Extracted records:
******

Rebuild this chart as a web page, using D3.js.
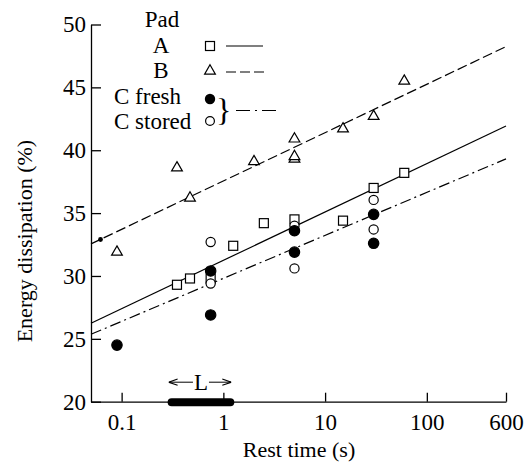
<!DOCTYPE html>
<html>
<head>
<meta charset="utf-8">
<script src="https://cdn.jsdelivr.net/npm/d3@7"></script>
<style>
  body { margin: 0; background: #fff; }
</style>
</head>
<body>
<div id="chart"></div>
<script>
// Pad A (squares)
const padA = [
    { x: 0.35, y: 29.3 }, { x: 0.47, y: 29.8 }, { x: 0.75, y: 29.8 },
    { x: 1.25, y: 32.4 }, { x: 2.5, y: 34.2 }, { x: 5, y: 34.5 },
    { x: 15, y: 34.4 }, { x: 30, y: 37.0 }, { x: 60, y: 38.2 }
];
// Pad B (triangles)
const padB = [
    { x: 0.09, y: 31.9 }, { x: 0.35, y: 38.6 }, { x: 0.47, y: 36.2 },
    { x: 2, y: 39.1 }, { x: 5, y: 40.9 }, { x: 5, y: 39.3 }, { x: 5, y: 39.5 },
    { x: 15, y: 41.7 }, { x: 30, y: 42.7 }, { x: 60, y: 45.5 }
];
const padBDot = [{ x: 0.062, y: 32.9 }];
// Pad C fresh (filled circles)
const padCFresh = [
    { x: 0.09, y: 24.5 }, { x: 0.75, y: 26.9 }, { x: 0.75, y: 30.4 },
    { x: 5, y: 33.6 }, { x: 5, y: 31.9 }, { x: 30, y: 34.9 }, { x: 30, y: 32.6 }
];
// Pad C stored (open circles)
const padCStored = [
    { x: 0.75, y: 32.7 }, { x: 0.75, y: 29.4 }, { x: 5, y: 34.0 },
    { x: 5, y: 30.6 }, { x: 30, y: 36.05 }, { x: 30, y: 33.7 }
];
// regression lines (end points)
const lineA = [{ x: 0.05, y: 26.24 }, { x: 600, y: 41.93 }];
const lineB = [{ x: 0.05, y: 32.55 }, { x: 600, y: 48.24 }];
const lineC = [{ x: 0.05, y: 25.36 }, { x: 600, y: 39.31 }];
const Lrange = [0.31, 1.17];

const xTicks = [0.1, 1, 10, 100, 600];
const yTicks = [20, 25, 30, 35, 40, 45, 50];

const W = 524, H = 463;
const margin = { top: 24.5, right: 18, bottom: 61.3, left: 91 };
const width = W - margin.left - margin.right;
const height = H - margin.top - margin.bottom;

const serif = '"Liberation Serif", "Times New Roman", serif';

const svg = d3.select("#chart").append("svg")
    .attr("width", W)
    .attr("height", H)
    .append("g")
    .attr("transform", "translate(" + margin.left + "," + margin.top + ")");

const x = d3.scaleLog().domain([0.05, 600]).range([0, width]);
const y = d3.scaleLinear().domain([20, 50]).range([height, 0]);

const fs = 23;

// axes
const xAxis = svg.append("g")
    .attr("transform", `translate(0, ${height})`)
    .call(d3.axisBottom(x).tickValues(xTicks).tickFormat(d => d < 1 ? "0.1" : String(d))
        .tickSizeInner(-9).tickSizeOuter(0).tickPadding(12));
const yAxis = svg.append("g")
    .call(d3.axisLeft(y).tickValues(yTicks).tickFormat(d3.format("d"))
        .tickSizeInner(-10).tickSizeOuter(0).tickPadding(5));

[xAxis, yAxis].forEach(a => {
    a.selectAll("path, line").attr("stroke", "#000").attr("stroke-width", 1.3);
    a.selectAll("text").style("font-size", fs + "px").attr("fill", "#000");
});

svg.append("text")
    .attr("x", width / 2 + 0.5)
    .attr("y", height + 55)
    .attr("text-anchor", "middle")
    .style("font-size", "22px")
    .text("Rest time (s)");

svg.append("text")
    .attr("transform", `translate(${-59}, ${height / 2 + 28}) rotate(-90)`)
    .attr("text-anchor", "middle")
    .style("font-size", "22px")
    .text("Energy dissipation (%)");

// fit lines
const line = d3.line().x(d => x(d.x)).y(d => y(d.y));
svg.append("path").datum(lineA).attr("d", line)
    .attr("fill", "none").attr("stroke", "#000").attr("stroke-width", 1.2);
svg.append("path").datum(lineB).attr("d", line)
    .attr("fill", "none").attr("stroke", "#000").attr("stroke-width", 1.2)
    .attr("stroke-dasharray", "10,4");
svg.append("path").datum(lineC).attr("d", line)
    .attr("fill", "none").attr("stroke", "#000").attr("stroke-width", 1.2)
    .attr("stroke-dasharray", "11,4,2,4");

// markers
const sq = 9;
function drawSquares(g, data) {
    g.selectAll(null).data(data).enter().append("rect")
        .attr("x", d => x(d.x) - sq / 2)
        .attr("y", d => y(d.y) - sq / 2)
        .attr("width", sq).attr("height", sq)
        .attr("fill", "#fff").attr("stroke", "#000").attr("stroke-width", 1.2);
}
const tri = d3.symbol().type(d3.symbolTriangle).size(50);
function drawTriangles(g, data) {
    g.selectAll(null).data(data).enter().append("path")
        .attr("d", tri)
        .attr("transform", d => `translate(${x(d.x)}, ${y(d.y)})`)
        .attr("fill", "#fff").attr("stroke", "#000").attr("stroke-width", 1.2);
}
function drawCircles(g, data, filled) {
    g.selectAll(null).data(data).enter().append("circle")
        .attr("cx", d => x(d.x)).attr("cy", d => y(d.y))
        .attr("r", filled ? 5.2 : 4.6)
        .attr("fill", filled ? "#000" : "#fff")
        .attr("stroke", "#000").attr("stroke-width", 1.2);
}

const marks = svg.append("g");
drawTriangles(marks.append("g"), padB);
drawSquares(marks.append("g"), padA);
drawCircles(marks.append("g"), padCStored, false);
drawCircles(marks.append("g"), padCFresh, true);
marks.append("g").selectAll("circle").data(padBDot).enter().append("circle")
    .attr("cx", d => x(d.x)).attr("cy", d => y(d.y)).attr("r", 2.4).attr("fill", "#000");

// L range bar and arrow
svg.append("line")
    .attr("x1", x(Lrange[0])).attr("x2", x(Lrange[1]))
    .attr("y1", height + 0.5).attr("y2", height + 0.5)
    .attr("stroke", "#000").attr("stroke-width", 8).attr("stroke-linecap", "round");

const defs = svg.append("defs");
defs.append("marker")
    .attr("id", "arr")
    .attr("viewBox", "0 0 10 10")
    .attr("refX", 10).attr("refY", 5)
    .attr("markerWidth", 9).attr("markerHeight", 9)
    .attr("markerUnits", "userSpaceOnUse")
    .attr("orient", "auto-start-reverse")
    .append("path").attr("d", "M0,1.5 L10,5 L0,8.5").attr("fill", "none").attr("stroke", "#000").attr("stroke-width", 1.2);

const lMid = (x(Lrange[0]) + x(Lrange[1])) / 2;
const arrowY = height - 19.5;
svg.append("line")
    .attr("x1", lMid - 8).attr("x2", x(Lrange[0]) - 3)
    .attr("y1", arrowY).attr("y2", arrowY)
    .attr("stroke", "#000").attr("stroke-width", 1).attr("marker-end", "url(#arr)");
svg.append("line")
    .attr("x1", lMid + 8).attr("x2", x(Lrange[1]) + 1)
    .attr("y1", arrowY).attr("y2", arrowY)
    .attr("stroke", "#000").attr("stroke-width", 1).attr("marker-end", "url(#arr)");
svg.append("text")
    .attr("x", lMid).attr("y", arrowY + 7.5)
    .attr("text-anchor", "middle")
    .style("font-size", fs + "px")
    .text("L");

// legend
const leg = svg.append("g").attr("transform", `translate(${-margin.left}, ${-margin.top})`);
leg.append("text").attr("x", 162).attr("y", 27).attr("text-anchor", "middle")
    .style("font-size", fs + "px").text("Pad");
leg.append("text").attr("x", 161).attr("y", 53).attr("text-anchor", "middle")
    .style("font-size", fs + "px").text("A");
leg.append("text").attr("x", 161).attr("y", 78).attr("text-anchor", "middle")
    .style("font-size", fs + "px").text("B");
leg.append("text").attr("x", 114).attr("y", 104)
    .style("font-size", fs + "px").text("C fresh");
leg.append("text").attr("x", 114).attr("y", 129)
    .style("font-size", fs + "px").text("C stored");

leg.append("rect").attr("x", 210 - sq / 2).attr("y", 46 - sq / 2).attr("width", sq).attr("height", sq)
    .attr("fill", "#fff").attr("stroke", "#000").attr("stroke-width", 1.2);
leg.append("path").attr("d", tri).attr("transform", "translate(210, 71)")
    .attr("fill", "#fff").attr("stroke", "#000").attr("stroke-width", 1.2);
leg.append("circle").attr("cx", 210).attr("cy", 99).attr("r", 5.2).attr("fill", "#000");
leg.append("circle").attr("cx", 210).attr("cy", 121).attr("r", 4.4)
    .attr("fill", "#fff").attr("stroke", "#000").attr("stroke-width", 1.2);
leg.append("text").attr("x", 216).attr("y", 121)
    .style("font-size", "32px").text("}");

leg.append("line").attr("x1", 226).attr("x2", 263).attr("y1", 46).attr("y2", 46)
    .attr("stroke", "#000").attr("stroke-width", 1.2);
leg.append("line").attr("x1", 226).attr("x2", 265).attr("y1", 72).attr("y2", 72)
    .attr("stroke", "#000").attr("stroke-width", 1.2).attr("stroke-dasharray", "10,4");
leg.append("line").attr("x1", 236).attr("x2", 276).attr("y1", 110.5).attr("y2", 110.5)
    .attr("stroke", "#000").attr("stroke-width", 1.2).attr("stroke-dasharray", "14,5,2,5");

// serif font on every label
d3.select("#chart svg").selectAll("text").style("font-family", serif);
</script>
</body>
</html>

******

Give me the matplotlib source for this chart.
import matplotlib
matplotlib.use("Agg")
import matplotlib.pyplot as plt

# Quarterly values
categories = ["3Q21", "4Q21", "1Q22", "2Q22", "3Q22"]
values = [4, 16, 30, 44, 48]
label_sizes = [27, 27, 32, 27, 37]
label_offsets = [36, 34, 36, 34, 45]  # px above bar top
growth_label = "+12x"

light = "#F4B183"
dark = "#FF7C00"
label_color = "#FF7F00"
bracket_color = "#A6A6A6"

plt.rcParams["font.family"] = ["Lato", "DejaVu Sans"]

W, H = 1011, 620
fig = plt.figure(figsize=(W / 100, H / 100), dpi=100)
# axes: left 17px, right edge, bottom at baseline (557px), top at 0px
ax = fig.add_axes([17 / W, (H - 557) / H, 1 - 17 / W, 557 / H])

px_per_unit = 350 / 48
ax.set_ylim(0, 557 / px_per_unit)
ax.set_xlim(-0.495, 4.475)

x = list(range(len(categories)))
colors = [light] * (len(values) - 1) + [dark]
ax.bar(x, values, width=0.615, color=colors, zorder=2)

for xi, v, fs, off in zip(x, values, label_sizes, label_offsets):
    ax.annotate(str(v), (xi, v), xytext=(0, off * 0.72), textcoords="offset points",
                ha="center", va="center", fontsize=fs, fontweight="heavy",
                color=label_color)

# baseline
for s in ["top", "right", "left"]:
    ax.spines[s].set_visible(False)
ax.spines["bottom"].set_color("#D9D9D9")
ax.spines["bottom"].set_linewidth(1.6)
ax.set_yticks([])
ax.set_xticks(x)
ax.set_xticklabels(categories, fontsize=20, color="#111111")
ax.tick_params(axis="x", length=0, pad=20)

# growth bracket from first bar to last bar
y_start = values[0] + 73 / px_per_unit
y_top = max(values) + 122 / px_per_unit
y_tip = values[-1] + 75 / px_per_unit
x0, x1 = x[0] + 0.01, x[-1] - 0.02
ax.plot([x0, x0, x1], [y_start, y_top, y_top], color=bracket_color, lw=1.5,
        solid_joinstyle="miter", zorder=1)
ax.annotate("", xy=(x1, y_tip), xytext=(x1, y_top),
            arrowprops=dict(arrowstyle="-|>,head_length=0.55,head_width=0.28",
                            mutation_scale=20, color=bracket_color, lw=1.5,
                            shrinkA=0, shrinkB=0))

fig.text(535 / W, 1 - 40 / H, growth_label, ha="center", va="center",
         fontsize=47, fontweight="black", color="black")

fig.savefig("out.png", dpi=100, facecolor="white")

******

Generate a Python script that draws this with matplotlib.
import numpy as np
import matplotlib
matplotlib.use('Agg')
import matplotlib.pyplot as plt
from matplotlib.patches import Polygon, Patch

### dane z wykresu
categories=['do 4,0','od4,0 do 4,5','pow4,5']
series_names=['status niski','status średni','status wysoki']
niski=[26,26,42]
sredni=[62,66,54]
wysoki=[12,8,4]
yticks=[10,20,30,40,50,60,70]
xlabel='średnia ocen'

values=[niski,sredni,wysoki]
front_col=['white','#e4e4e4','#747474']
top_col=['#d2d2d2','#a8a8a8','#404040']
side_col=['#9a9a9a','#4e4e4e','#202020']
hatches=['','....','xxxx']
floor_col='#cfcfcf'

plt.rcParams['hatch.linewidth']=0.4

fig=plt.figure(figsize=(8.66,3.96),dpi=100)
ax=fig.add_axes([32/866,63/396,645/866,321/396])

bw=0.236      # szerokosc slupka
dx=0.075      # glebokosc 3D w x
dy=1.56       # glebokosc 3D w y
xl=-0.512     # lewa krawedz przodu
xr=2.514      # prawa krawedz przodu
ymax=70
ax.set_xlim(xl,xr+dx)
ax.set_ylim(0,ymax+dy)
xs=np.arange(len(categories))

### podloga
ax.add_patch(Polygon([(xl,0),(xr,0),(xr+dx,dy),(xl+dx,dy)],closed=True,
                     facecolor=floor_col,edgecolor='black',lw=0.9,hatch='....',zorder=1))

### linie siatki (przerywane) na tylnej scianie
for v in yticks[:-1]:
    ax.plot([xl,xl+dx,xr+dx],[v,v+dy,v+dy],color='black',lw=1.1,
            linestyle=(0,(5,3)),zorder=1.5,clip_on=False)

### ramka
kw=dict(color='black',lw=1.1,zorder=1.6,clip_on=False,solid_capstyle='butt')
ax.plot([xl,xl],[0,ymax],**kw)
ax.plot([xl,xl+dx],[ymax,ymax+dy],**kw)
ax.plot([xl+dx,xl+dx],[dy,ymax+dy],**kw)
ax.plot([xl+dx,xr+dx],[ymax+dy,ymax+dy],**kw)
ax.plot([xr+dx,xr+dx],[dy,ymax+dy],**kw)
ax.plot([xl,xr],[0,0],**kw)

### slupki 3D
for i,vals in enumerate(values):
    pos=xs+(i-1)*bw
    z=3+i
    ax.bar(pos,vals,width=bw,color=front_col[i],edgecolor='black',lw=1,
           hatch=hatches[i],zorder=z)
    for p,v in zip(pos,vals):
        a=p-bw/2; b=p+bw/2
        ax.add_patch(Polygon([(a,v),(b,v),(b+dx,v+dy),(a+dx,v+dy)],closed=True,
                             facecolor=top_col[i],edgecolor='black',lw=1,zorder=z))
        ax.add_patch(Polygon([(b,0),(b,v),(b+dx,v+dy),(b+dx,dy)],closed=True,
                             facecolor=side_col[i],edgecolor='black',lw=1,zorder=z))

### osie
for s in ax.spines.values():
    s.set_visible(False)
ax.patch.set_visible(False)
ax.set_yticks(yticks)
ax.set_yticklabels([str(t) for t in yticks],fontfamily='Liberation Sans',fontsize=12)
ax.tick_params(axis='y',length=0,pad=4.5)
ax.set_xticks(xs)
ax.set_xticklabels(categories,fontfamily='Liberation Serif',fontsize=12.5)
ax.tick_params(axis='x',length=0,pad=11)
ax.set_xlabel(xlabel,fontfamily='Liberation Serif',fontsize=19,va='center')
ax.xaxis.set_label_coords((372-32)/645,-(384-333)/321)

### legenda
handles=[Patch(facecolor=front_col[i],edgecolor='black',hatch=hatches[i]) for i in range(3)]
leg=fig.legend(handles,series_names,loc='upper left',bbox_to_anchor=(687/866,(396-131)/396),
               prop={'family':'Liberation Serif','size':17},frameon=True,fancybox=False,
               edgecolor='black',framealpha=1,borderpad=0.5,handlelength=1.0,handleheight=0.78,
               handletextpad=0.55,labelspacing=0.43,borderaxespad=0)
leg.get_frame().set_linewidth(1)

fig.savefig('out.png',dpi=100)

******

WHAT THE TASK REQUIRES –
Set down exactly the lines from the line that contains "Generate a Python" to the line that contains "facecolor=side_col[i],edgecolor='black',lw=1,zorder=z))", both lines included, and nothing more.

EXERCISE RESPONSE –
Generate a Python script that draws this with matplotlib.
import numpy as np
import matplotlib
matplotlib.use('Agg')
import matplotlib.pyplot as plt
from matplotlib.patches import Polygon, Patch

### dane z wykresu
categories=['do 4,0','od4,0 do 4,5','pow4,5']
series_names=['status niski','status średni','status wysoki']
niski=[26,26,42]
sredni=[62,66,54]
wysoki=[12,8,4]
yticks=[10,20,30,40,50,60,70]
xlabel='średnia ocen'

values=[niski,sredni,wysoki]
front_col=['white','#e4e4e4','#747474']
top_col=['#d2d2d2','#a8a8a8','#404040']
side_col=['#9a9a9a','#4e4e4e','#202020']
hatches=['','....','xxxx']
floor_col='#cfcfcf'

plt.rcParams['hatch.linewidth']=0.4

fig=plt.figure(figsize=(8.66,3.96),dpi=100)
ax=fig.add_axes([32/866,63/396,645/866,321/396])

bw=0.236      # szerokosc slupka
dx=0.075      # glebokosc 3D w x
dy=1.56       # glebokosc 3D w y
xl=-0.512     # lewa krawedz przodu
xr=2.514      # prawa krawedz przodu
ymax=70
ax.set_xlim(xl,xr+dx)
ax.set_ylim(0,ymax+dy)
xs=np.arange(len(categories))

### podloga
ax.add_patch(Polygon([(xl,0),(xr,0),(xr+dx,dy),(xl+dx,dy)],closed=True,
                     facecolor=floor_col,edgecolor='black',lw=0.9,hatch='....',zorder=1))

### linie siatki (przerywane) na tylnej scianie
for v in yticks[:-1]:
    ax.plot([xl,xl+dx,xr+dx],[v,v+dy,v+dy],color='black',lw=1.1,
            linestyle=(0,(5,3)),zorder=1.5,clip_on=False)

### ramka
kw=dict(color='black',lw=1.1,zorder=1.6,clip_on=False,solid_capstyle='butt')
ax.plot([xl,xl],[0,ymax],**kw)
ax.plot([xl,xl+dx],[ymax,ymax+dy],**kw)
ax.plot([xl+dx,xl+dx],[dy,ymax+dy],**kw)
ax.plot([xl+dx,xr+dx],[ymax+dy,ymax+dy],**kw)
ax.plot([xr+dx,xr+dx],[dy,ymax+dy],**kw)
ax.plot([xl,xr],[0,0],**kw)

### slupki 3D
for i,vals in enumerate(values):
    pos=xs+(i-1)*bw
    z=3+i
    ax.bar(pos,vals,width=bw,color=front_col[i],edgecolor='black',lw=1,
           hatch=hatches[i],zorder=z)
    for p,v in zip(pos,vals):
        a=p-bw/2; b=p+bw/2
        ax.add_patch(Polygon([(a,v),(b,v),(b+dx,v+dy),(a+dx,v+dy)],closed=True,
                             facecolor=top_col[i],edgecolor='black',lw=1,zorder=z))
        ax.add_patch(Polygon([(b,0),(b,v),(b+dx,v+dy),(b+dx,dy)],closed=True,
                             facecolor=side_col[i],edgecolor='black',lw=1,zorder=z))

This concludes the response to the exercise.